The exchange had been seen as GM's last hope to cut debt outside the kind of bankruptcy that has been under way for Chrysler since the end of April.

GM's board was expected to meet this week to consider the dwindling options available after the bond swap failed.

"Even with a ... favorable reaction from the bondholders, they were going to end up in bankruptcy," said George Magliano, forecasting director at auto industry tracking firm IHS Global Insight.

"The fact that the bondholders did not take the deal makes the bankruptcy that much more difficult. That leaves one more big piece that the bankruptcy judge has to decide."

GM has been kept in operation since the start of the year with $19.4 billion in emergency federal loans as a plunge in sales overran progress it made in cost-cutting over the past four years.

About 90,000 of GM's U.S. employees were paid three days early this week, an effort to reassure them that wages would not be affected by any bankruptcy filing, a GM spokesman said.

The company also aimed to continue production during any bankruptcy, purchasing chief Bob Andersson said, and was aiming to reduce the number of its parts suppliers to about 1,100 from 1,500 over the next year and a half.

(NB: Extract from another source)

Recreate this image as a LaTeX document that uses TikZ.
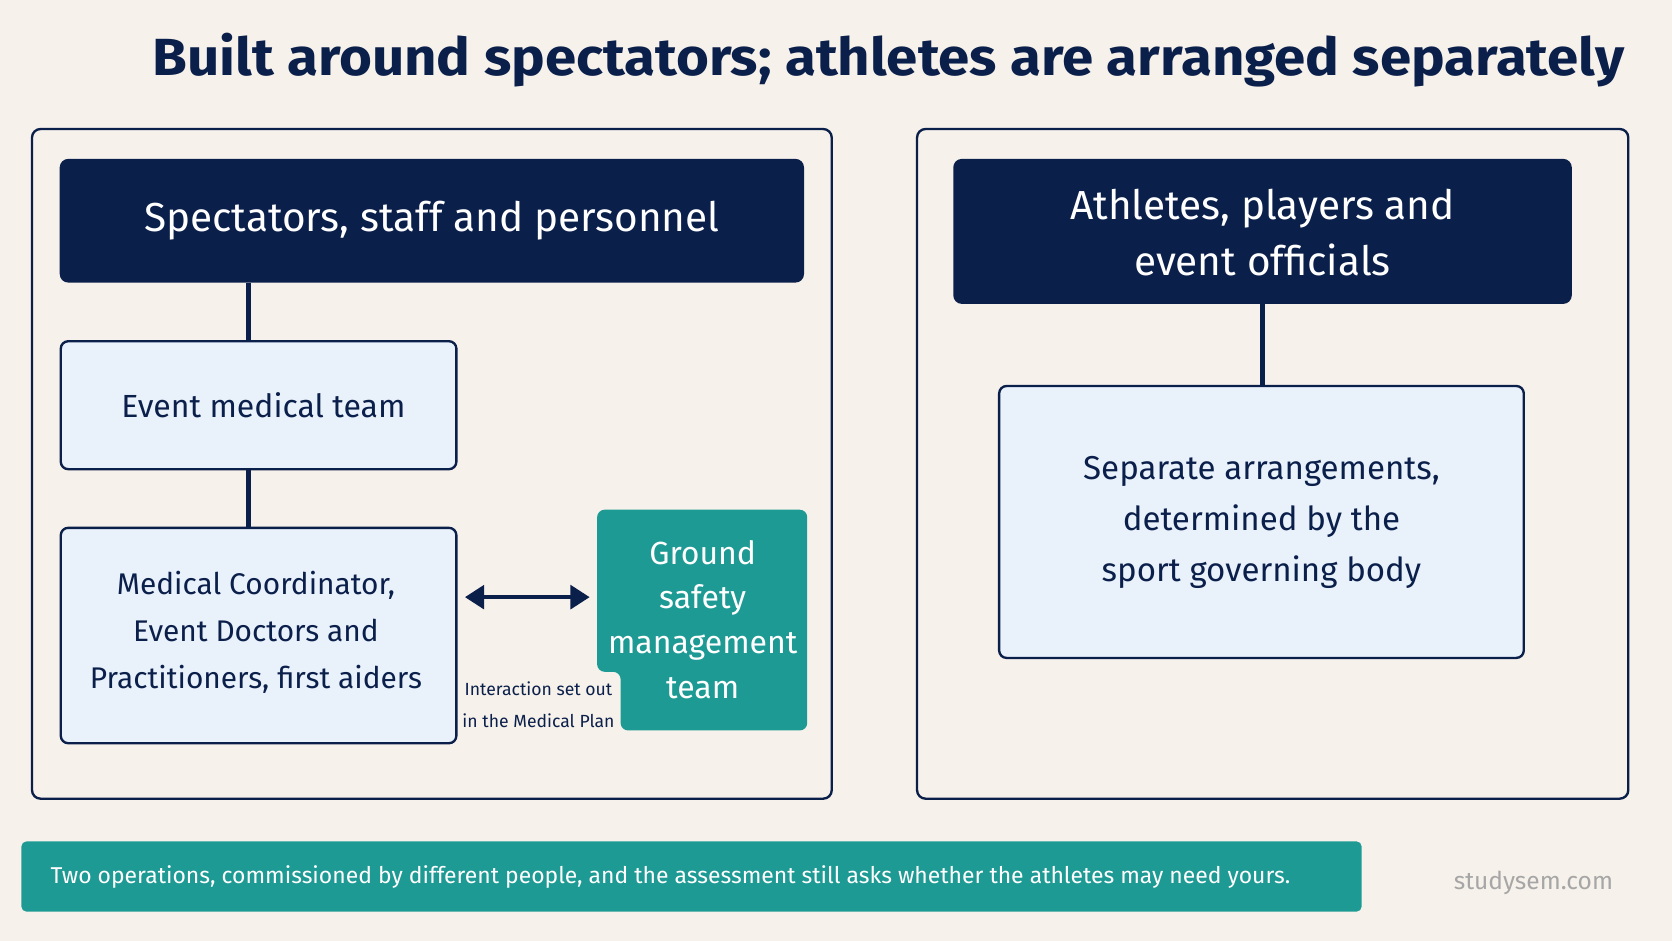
\documentclass[tikz,border=0pt]{standalone}
\usepackage{fontspec}
\setmainfont{Fira Sans}
\usetikzlibrary{arrows.meta}
\definecolor{navy}{HTML}{0B1F4B}
\definecolor{lblue}{HTML}{E9F1FB}
\definecolor{teal}{HTML}{1E9A94}
\definecolor{bg}{HTML}{F6F1EA}
\begin{document}
\begin{tikzpicture}[x=1pt,y=-1pt,
 panel/.style={draw=navy,line width=2.2pt,rounded corners=8pt},
 head/.style={fill=navy,rounded corners=8pt},
 box/.style={draw=navy,fill=lblue,line width=2.2pt,rounded corners=7pt},
 conn/.style={navy,line width=4pt},
 txt/.style={align=center,font=\fontsize{30}{40}\selectfont,text=navy}]
\fill[bg] (0,0) rectangle (1568,882);
\useasboundingbox (0,0) rectangle (1568,882);
\node[font=\fontsize{49}{52}\selectfont\bfseries,text=navy,xscale=1.08] (title) at (833,56) {Built around spectators; athletes are arranged separately};
% left
\draw[panel] (30,121) rectangle (780,749);
\fill[head] (56,149) rectangle (754,265);
\node[txt,text=white,font=\fontsize{38}{46}\selectfont] (h1) at (405,207) {Spectators, staff and personnel};
\draw[box] (57,320) rectangle (428,440);
\node[txt] (emt) at (247,380) {Event medical team};
\draw[box] (57,495) rectangle (428,697);
\node[txt,font=\fontsize{28}{44}\selectfont] (mc) at (240,593) {Medical Coordinator,\\Event Doctors and\\Practitioners, first aiders};
\draw[conn] (233,265) -- (233,320);
\draw[conn] (233,440) -- (233,495);
\fill[teal,rounded corners=7pt] (560,630) -- (560,478) -- (757,478) -- (757,685) -- (582,685) -- (582,630) -- cycle;
\node[txt,text=white,font=\fontsize{30}{42}\selectfont] (gs) at (659,581) {Ground\\safety\\management\\team};
\coordinate (a1) at (436,560); \coordinate (a2) at (553,560);
\draw[navy,line width=4pt,{Triangle[length=18pt,width=22pt]}-{Triangle[length=18pt,width=22pt]}] (a1) -- (a2);
\node[txt,font=\fontsize{16.5}{30}\selectfont] (lab) at (505,661) {Interaction set out\\in the Medical Plan};
% right
\draw[panel] (860,121) rectangle (1527,749);
\fill[head] (894,149) rectangle (1474,285);
\node[txt,text=white,font=\fontsize{38}{52}\selectfont] (h2) at (1184,218) {Athletes, players and\\event officials};
\draw[box] (937,362) rectangle (1429,617);
\node[txt,font=\fontsize{31}{48}\selectfont] (sep) at (1183,490) {Separate arrangements,\\determined by the\\sport governing body};
\draw[conn] (1184,285) -- (1184,362);
% bottom
\fill[teal,rounded corners=5pt] (20,789) rectangle (1277,855);
\node[text=white,font=\fontsize{21.5}{26}\selectfont,anchor=west] (ban) at (44,822) {Two operations, commissioned by different people, and the assessment still asks whether the athletes may need yours.};
\node[text=gray!70,font=\fontsize{23}{26}\selectfont] (ss) at (1438,828) {studysem.com};
\end{tikzpicture}
\end{document}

GM burned more than $10 billion in the first quarter and has lost $88 billion since 2005 as auto sales began to slow in its home market. Its financial problems deepened when the credit crisis of late 2008 shut down vehicle financing.

Under its pending restructuring, GM will be majority-owned by the U.S. government, an effective nationalization intended to save jobs and prevent a more costly liquidation.

But Maryann Keller, an independent industry analyst, said action by the Obama administration, coupled with similar support for Opel in Europe, would prevent the global auto industry from undergoing a much needed shakeout of capacity.

"The major problem in this is that because of the action of government we're not going to see the strong survive and the weak dying," she said.

GM shares, which could be worthless if the automaker files for bankruptcy, fell 29 cents, or 20 percent, to $1.15 on Wednesday. The shares have traded in a 52-week range of $18.18 to $1.00.

In 2000, shortly after former CEO Rick Wagoner took over, GM shares peaked at $75. At that time, the automaker employed more than 146,000 factory workers.

Under a concessionary UAW contract workers are voting on through Thursday, GM's factory payroll could drop to near 33,000 workers.